Error Budget
Commonly used in IT Management, Site Reliability Engineering
An error budget is a key concept in site reliability engineering (SRE) that quantifies the maximum amount of allowable downtime or errors for a service within a defined period. It helps teams balance the need for system reliability with the desire to implement new features and improvements.
How It Works
An error budget is typically calculated based on a service’s Service Level Objective (SLO), which specifies the target level of reliability, such as 99.9% uptime. The error budget represents the portion of the SLO that can be spent on changes, experiments, or unplanned outages without violating the agreed reliability standards. For example, if a service aims for 99.9% uptime over a month, the error budget allows for approximately 43.2 minutes of downtime or errors in that period. Teams monitor this budget continuously and use it to guide decision-making, such as whether to push new updates or focus on stability improvements.
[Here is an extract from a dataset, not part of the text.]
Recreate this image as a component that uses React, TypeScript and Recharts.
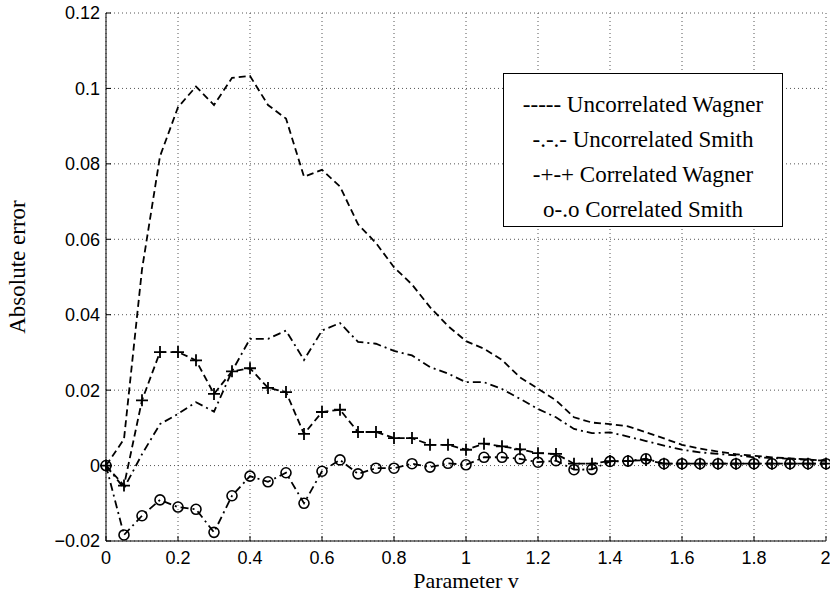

Managing the error budget involves tracking incidents, measuring error rates, and assessing the impact of changes. When the error budget is exhausted, teams typically shift focus from rapid deployment to stabilising the system and reducing errors. This approach encourages a data-driven, balanced approach to maintaining system health while enabling innovation.
Common Use Cases
- Determining whether to deploy new features based on remaining error budget.
- Prioritising between releasing updates and fixing existing reliability issues.
- Monitoring service performance to avoid exceeding the error budget and maintain SLAs.
- Guiding incident response by understanding the impact of outages on the error budget.
- Facilitating communication between development and operations teams about system reliability.
Why It Matters
For IT professionals and teams working in operations or development, understanding and managing the error budget is crucial for maintaining service quality and customer trust. It provides a clear, quantifiable measure of how much risk a team can take in deploying new changes, helping to prevent overloading the system or causing unnecessary downtime. Certification candidates focusing on site reliability, cloud operations, or DevOps often encounter the concept as part of best practices for balancing agility with stability. Proper management of the error budget supports continuous improvement and aligns team efforts with organisational reliability goals, making it a vital component of modern IT service management.